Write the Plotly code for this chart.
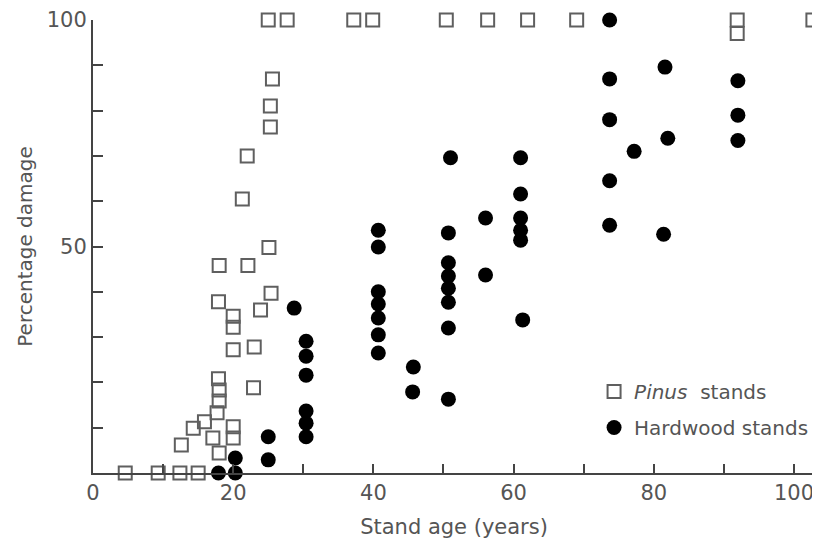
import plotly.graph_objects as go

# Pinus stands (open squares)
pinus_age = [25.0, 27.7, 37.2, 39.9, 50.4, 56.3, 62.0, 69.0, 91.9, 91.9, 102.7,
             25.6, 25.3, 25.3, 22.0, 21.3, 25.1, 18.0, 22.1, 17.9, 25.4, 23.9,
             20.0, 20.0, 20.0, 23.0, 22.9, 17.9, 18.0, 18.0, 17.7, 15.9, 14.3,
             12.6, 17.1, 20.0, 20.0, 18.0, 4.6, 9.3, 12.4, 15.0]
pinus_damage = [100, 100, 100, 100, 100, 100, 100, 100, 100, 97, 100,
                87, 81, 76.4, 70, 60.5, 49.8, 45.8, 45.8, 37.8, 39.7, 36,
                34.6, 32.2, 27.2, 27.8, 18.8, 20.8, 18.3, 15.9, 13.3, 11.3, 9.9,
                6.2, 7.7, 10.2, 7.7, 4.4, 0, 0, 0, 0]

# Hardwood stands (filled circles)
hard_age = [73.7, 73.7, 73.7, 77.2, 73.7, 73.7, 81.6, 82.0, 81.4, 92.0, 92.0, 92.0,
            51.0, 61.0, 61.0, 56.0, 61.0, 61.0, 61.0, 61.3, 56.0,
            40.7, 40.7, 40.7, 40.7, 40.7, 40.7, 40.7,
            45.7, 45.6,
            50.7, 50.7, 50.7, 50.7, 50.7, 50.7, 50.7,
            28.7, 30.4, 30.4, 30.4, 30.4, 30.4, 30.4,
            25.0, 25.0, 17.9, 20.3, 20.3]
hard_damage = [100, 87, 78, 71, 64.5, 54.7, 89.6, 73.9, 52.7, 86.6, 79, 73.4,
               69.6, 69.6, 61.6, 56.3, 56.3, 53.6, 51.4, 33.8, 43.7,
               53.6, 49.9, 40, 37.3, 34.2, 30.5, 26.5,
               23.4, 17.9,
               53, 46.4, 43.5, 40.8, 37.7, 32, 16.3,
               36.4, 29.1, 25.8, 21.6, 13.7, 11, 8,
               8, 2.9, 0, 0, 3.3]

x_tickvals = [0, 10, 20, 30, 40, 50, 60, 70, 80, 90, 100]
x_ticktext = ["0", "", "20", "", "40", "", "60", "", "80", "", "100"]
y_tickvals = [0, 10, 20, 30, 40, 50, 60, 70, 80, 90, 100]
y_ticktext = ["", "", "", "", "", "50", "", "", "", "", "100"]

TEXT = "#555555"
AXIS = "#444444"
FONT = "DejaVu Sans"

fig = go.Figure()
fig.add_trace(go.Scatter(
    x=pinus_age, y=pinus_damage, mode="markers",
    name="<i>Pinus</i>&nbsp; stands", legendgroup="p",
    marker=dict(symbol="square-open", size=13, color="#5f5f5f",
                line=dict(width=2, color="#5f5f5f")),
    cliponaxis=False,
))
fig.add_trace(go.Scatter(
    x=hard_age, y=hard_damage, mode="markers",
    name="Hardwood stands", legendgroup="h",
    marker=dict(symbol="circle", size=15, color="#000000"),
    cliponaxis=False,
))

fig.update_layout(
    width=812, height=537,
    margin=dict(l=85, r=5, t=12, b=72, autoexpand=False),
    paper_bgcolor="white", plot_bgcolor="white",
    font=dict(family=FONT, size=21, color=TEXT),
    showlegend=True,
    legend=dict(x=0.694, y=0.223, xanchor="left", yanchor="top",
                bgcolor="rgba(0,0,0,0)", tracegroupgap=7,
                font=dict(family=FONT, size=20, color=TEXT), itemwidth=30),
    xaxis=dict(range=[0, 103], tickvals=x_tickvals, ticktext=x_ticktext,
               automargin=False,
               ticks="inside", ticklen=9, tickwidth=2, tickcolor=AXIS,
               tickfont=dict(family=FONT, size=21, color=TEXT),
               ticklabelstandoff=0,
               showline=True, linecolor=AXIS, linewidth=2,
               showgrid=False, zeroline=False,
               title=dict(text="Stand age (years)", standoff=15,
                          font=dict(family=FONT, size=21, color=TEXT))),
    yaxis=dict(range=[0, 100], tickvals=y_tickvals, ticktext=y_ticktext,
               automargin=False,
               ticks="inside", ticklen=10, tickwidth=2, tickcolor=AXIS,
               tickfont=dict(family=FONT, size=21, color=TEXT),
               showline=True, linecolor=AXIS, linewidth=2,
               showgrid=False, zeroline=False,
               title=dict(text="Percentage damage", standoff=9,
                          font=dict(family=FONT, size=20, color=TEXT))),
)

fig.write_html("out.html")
******
Objective –
Repeat the lines above exactly, and keep every picture out.

Answer –
Write the Plotly code for this chart.
import plotly.graph_objects as go

# Pinus stands (open squares)
pinus_age = [25.0, 27.7, 37.2, 39.9, 50.4, 56.3, 62.0, 69.0, 91.9, 91.9, 102.7,
             25.6, 25.3, 25.3, 22.0, 21.3, 25.1, 18.0, 22.1, 17.9, 25.4, 23.9,
             20.0, 20.0, 20.0, 23.0, 22.9, 17.9, 18.0, 18.0, 17.7, 15.9, 14.3,
             12.6, 17.1, 20.0, 20.0, 18.0, 4.6, 9.3, 12.4, 15.0]
pinus_damage = [100, 100, 100, 100, 100, 100, 100, 100, 100, 97, 100,
                87, 81, 76.4, 70, 60.5, 49.8, 45.8, 45.8, 37.8, 39.7, 36,
                34.6, 32.2, 27.2, 27.8, 18.8, 20.8, 18.3, 15.9, 13.3, 11.3, 9.9,
                6.2, 7.7, 10.2, 7.7, 4.4, 0, 0, 0, 0]

# Hardwood stands (filled circles)
hard_age = [73.7, 73.7, 73.7, 77.2, 73.7, 73.7, 81.6, 82.0, 81.4, 92.0, 92.0, 92.0,
            51.0, 61.0, 61.0, 56.0, 61.0, 61.0, 61.0, 61.3, 56.0,
            40.7, 40.7, 40.7, 40.7, 40.7, 40.7, 40.7,
            45.7, 45.6,
            50.7, 50.7, 50.7, 50.7, 50.7, 50.7, 50.7,
            28.7, 30.4, 30.4, 30.4, 30.4, 30.4, 30.4,
            25.0, 25.0, 17.9, 20.3, 20.3]
hard_damage = [100, 87, 78, 71, 64.5, 54.7, 89.6, 73.9, 52.7, 86.6, 79, 73.4,
               69.6, 69.6, 61.6, 56.3, 56.3, 53.6, 51.4, 33.8, 43.7,
               53.6, 49.9, 40, 37.3, 34.2, 30.5, 26.5,
               23.4, 17.9,
               53, 46.4, 43.5, 40.8, 37.7, 32, 16.3,
               36.4, 29.1, 25.8, 21.6, 13.7, 11, 8,
               8, 2.9, 0, 0, 3.3]

x_tickvals = [0, 10, 20, 30, 40, 50, 60, 70, 80, 90, 100]
x_ticktext = ["0", "", "20", "", "40", "", "60", "", "80", "", "100"]
y_tickvals = [0, 10, 20, 30, 40, 50, 60, 70, 80, 90, 100]
y_ticktext = ["", "", "", "", "", "50", "", "", "", "", "100"]

TEXT = "#555555"
AXIS = "#444444"
FONT = "DejaVu Sans"

fig = go.Figure()
fig.add_trace(go.Scatter(
    x=pinus_age, y=pinus_damage, mode="markers",
    name="<i>Pinus</i>&nbsp; stands", legendgroup="p",
    marker=dict(symbol="square-open", size=13, color="#5f5f5f",
                line=dict(width=2, color="#5f5f5f")),
    cliponaxis=False,
))
fig.add_trace(go.Scatter(
    x=hard_age, y=hard_damage, mode="markers",
    name="Hardwood stands", legendgroup="h",
    marker=dict(symbol="circle", size=15, color="#000000"),
    cliponaxis=False,
))

fig.update_layout(
    width=812, height=537,
    margin=dict(l=85, r=5, t=12, b=72, autoexpand=False),
    paper_bgcolor="white", plot_bgcolor="white",
    font=dict(family=FONT, size=21, color=TEXT),
    showlegend=True,
    legend=dict(x=0.694, y=0.223, xanchor="left", yanchor="top",
                bgcolor="rgba(0,0,0,0)", tracegroupgap=7,
                font=dict(family=FONT, size=20, color=TEXT), itemwidth=30),
    xaxis=dict(range=[0, 103], tickvals=x_tickvals, ticktext=x_ticktext,
               automargin=False,
               ticks="inside", ticklen=9, tickwidth=2, tickcolor=AXIS,
               tickfont=dict(family=FONT, size=21, color=TEXT),
               ticklabelstandoff=0,
               showline=True, linecolor=AXIS, linewidth=2,
               showgrid=False, zeroline=False,
               title=dict(text="Stand age (years)", standoff=15,
                          font=dict(family=FONT, size=21, color=TEXT))),
    yaxis=dict(range=[0, 100], tickvals=y_tickvals, ticktext=y_ticktext,
               automargin=False,
               ticks="inside", ticklen=10, tickwidth=2, tickcolor=AXIS,
               tickfont=dict(family=FONT, size=21, color=TEXT),
               showline=True, linecolor=AXIS, linewidth=2,
               showgrid=False, zeroline=False,
               title=dict(text="Percentage damage", standoff=9,
                          font=dict(family=FONT, size=20, color=TEXT))),
)

fig.write_html("out.html")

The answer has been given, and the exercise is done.